Sunday, April 16, 2017

Bad Tourists

Image copyrighted: Isadora Gruye Photography


We can’t leave our shine on the curb or shake the grey night rain from our shoes.



Written for Sunday Micro Challenge at Real Toads. The task: write about night rain in the streetlight using Ginsberg's American Sentence - that's a poem in one 17 syllable sentence. For this one, I used one of my own photos from my first rain soaked night in San Fran.
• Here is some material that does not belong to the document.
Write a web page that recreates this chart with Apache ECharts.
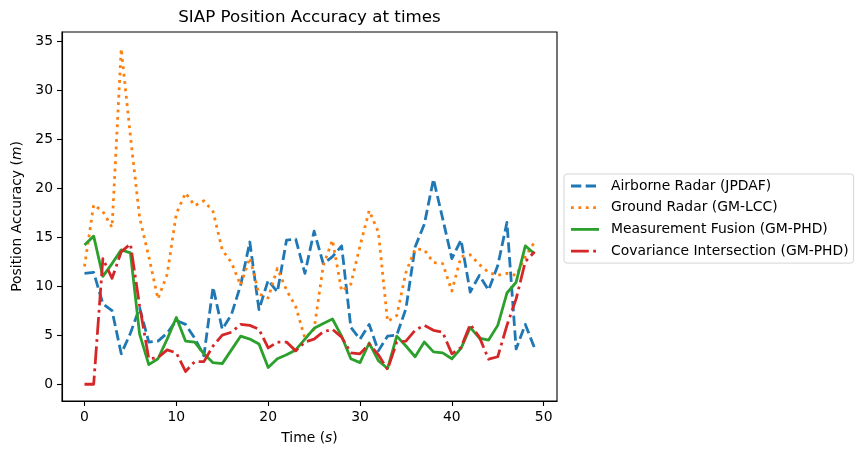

B

Tuesday, April 11, 2017

Party Instructions

Eat the cake Magda, 
even if the flour and salt 
turn to paste on your tongue. 
And keep working the room. 
You’ve caught the eye of a single banker 
and a married baker.
Neither care that
you’ve crumpled your cocktail napkin
into a sweaty ball in your fist
instead of folding it twice over. 

Eat the cake, 
and dance alone. 
Your shoes are reading
This machine kills fascists. 
And you're making eyes
at a sweater vested 
jalopy owner who could 
smoosh your butterfly
good and proper
even with a mouth full 
of cake paste
and cab fare jangling 
in his pockets.

But you’ll eat the cake.
And come home alone,
still clutching that cocktail napkin
in your hand like you were saving it

for your scrapbook.

For my first Poems in April prompt at Toads, I wrote a new installment in my black birthday cake series. For this out of standard prompt, I asked the Garden Dwellers to pick an image of a protest sign and write a poem with the phrase that was in no way political.  For my image, I chose this image of my favorite protestor: Woody Guthrie.